I don’t want to make this the Keosauqua 24 hour news channel but I would like to wrap it up with some of the success and failures. (Failure is a strong word, more like lost opportunities)
1) Success #1 – Public participation
I think the biggest success of the project was the strong public participation in the design. We had a number of public meetings, with great give and take discussions, along with a small bridge group that helped steer the details of the project. The bridge group would then spread the word throughout the community about what was happening with the bridge.
We also had a grand opening (inside because it was so cold) for the new bridge, with the Mayor, contractor, DOT staff and local citizens.

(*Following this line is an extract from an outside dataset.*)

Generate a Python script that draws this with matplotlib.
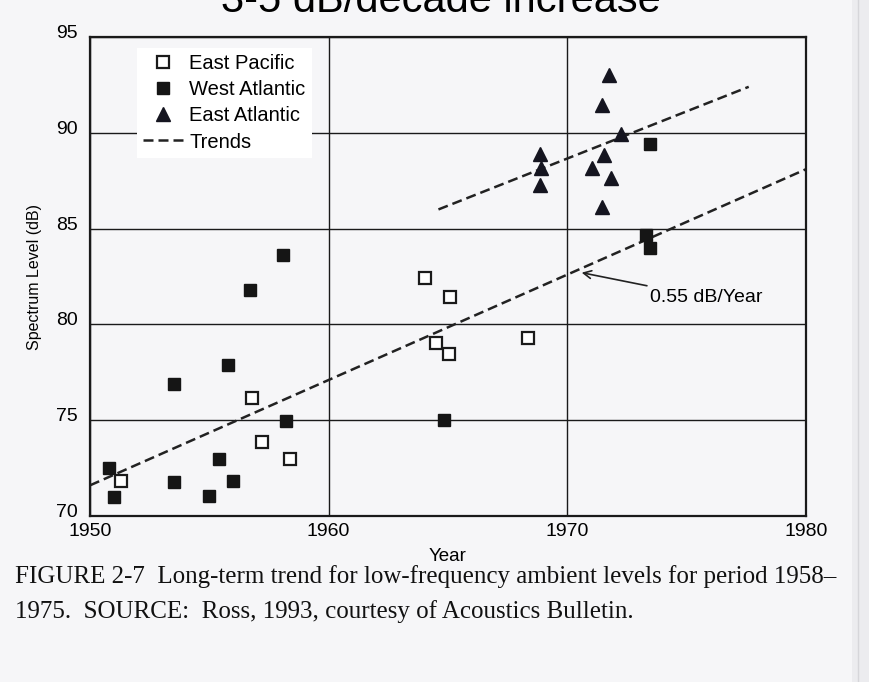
import matplotlib
matplotlib.use("Agg")
import matplotlib.pyplot as plt
import matplotlib.transforms as mtransforms
import numpy as np

plt.rcParams["font.family"] = ["Liberation Sans", "DejaVu Sans"]

# measurements, year vs spectrum level (dB)
east_pacific_year = [1951.3, 1956.8, 1957.2, 1958.4, 1964.05, 1965.1, 1964.5, 1965.05, 1968.35]
east_pacific_db = [71.85, 76.15, 73.85, 73.0, 82.4, 81.45, 79.05, 78.45, 79.3]

west_atlantic_year = [1950.8, 1951.0, 1953.5, 1953.5, 1955.0, 1955.4, 1956.0, 1955.8,
                      1956.7, 1958.1, 1958.2, 1964.85, 1973.45, 1973.3, 1973.45]
west_atlantic_db = [72.5, 71.0, 76.9, 71.8, 71.05, 72.95, 71.85, 77.9,
                    81.8, 83.6, 74.95, 75.0, 89.4, 84.65, 84.0]

east_atlantic_year = [1968.85, 1968.9, 1968.85, 1971.75, 1971.45, 1972.25, 1971.55,
                      1971.05, 1971.85, 1971.45]
east_atlantic_db = [88.9, 88.15, 87.3, 93.0, 91.45, 89.95, 88.85, 88.15, 87.65, 86.15]

# long-term trend: 0.55 dB/year over the whole period
trend_years = [1950, 1980]
trend_start_db = 71.6
trend_rate = 0.55

# trend through the 1964-1977 data
upper_trend_years = [1964.6, 1977.6]
upper_trend_db = [86.0, 92.4]

x_ticks = [1950, 1960, 1970, 1980]
y_ticks = [70, 75, 80, 85, 90, 95]

bg = "#f6f6f8"
fig = plt.figure(figsize=(8.69, 6.82), dpi=100, facecolor=bg)
ax = fig.add_axes([90 / 869, 1 - 516 / 682, 716 / 869, 479 / 682])
ax.set_facecolor(bg)

ax.set_xlim(1950, 1980)
ax.set_ylim(70, 95)
ax.set_xticks(x_ticks)
ax.set_yticks(y_ticks)
ax.tick_params(length=0, labelsize=14)
ax.tick_params(axis="x", pad=5)
ax.tick_params(axis="y", pad=9)
ax.grid(True, color="#1a1a1a", lw=1.0)
ax.set_axisbelow(True)
for s in ax.spines.values():
    s.set_linewidth(1.6)
    s.set_color("#1a1a1a")

# nudge y tick labels up a little
offset = mtransforms.ScaledTranslation(0, 4 / 72, fig.dpi_scale_trans)
for lab in ax.get_yticklabels():
    lab.set_transform(lab.get_transform() + offset)

ax.plot(east_pacific_year, east_pacific_db, "s", ms=9, mfc="white", mec="#1a1a1a",
        mew=1.6, ls="none", label="East Pacific", zorder=3)
ax.plot(west_atlantic_year, west_atlantic_db, "s", ms=9, mfc="#151515", mec="#151515",
        ls="none", label="West Atlantic", zorder=3)
ax.plot(east_atlantic_year, east_atlantic_db, "^", ms=10, mfc="#151520", mec="#151520",
        ls="none", label="East Atlantic", zorder=3)

trend_db = trend_start_db + trend_rate * (np.array(trend_years) - trend_years[0])
ax.plot(trend_years, trend_db, color="#222222", lw=1.8, ls=(0, (4, 2)),
        label="Trends", zorder=2)
ax.plot(upper_trend_years, upper_trend_db, color="#222222", lw=1.8, ls=(0, (4, 2)),
        zorder=2)

ax.annotate("%.2f dB/Year" % trend_rate, xy=(1970.6, 82.7), xytext=(1973.45, 81.4),
            fontsize=14, va="center", ha="left",
            arrowprops=dict(arrowstyle="->", color="#222222", lw=1.2,
                            shrinkA=2, shrinkB=0))

leg = ax.legend(loc="upper left", bbox_to_anchor=(0.06, 0.986), fontsize=14.5,
                frameon=True, facecolor="white", edgecolor="none", framealpha=1,
                handlelength=2.0, handletextpad=0.3, labelspacing=0.36,
                borderpad=0.3, borderaxespad=0.2, fancybox=False)
leg.get_frame().set_linewidth(0)

ax.set_xlabel("Year", fontsize=13.5, labelpad=6)
ax.set_ylabel("Spectrum Level (dB)", fontsize=11.5, labelpad=10)

# heading cut off at the top of the page
fig.text(441 / 869, 1 - 12 / 682, "3-5 dB/decade increase", fontsize=30,
         ha="center", va="baseline")

cap_font = ["Liberation Serif", "DejaVu Serif"]
fig.text(15 / 869, 1 - 577 / 682,
         "FIGURE 2-7  Long-term trend for low-frequency ambient levels for period 1958\u2013",
         fontsize=18, family=cap_font, ha="left", va="center", color="#111111")
fig.text(15 / 869, 1 - 612 / 682,
         "1975.  SOURCE:  Ross, 1993, courtesy of Acoustics Bulletin.",
         fontsize=18, family=cap_font, ha="left", va="center", color="#111111")

# page edge on the right
fig.patches.append(plt.Rectangle((852 / 869, 0), 17 / 869, 1, transform=fig.transFigure,
                                 facecolor="#ececef", edgecolor="none"))
fig.lines.append(plt.Line2D([858 / 869, 858 / 869], [0, 1], transform=fig.transFigure,
                            color="#d6d6da", lw=1))

fig.savefig("out.png", dpi=100, facecolor=bg)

1) Failure – Building on success
The biggest “failure”, in my view, was not utilizing all the expertise gained from this design on another project or using it as a springboard for new policies throughout our state. While this project was small in comparison to other bridges throughout the country it was really a new way of doing things. Allowing the designer to interact and work with the customer proved invaluable to the final design. Structural Engineers should be out there instead of just staying in the office and doing the calculations……
I made the roster to give a talk on my last steel bridge design at the World Steel Bridge Symposium (WSBS), in November. I am also teaching concrete design this summer to third year civil and construction engineers.
My question is what makes a great lecture? I would really like to encourage, motivate and inform both groups but I am not sure I can. Is it possible to give a great talk to engineers? If I stress aesthetics, those engineers who favor economics will complain. If I focus too much on in-depth details I will put half the group to sleep and the other half will say I did it wrong.
I can’t really remember the last time I reallly enjoyed watching a lecture. What to do, what to do. Suggestions anyone?
Was any effort made to reuse the existing pier positions by extending them sideways? It isn’t quite clear from the images so far.
The existing piers were not in the same locations as the new bridge piers. (The old piers were reused as revetment for the new bridge abutment slope protection and select stones were cut for the touch stones on top of the new piers. The touch stones allowed visitors to touch the “past” bridge. )
Any concern that the curved beam soffits makes it look like the bridge is a series of arches (especially in foreshortened perspective views), when structurally this is misleading?
Not until you mentioned it. (Ha!) It is a fair point, it depends on where you are located in relation to the bridge. In this case the bridge has two prominent viewpoints.
One from the sides of the north abutment where people can play in parks and further downstream from the historic Manning Hotel.
This view is looking north on the upstream side. The girders look more like arches than haunched girders. (The touch stone are on top of the pier. Stones cut from the old truss bridge piers)
I have been busy with grading finals for my concrete design class and of course, Mother’s Day. Bridge Design Space (by David Tsay) has a great storehouse full of interesting bridge images. Like this one.
I received some great questions about the last post that I think I should expand on, since I skimped on the reasons for the new bridge. (thanks for the questions by the way) I would have answered in a comment post but I wanted to add some images and frankly, I don’t know how to do that yet.
Given the width of footway provided on the new bridge, could the existing bridge have been retained as a footbridge?
Before replacing the truss bridge we evaluated whether or not it was possible to keep the old bridge in place, with one of the popular options being the use of the old bridge as a pedestrian bridge with a new vehicle bridge beside it. The problem essentially boiled down to money.
In 1937 the truss bridge was built on widened piers from the original 1873 bridge piers. Since we did not have any plans from that bridge it was difficult to determine the life left in the old limestone block piers and methods required to strengthen the piers would most likely rob them of their aesthetic appeal.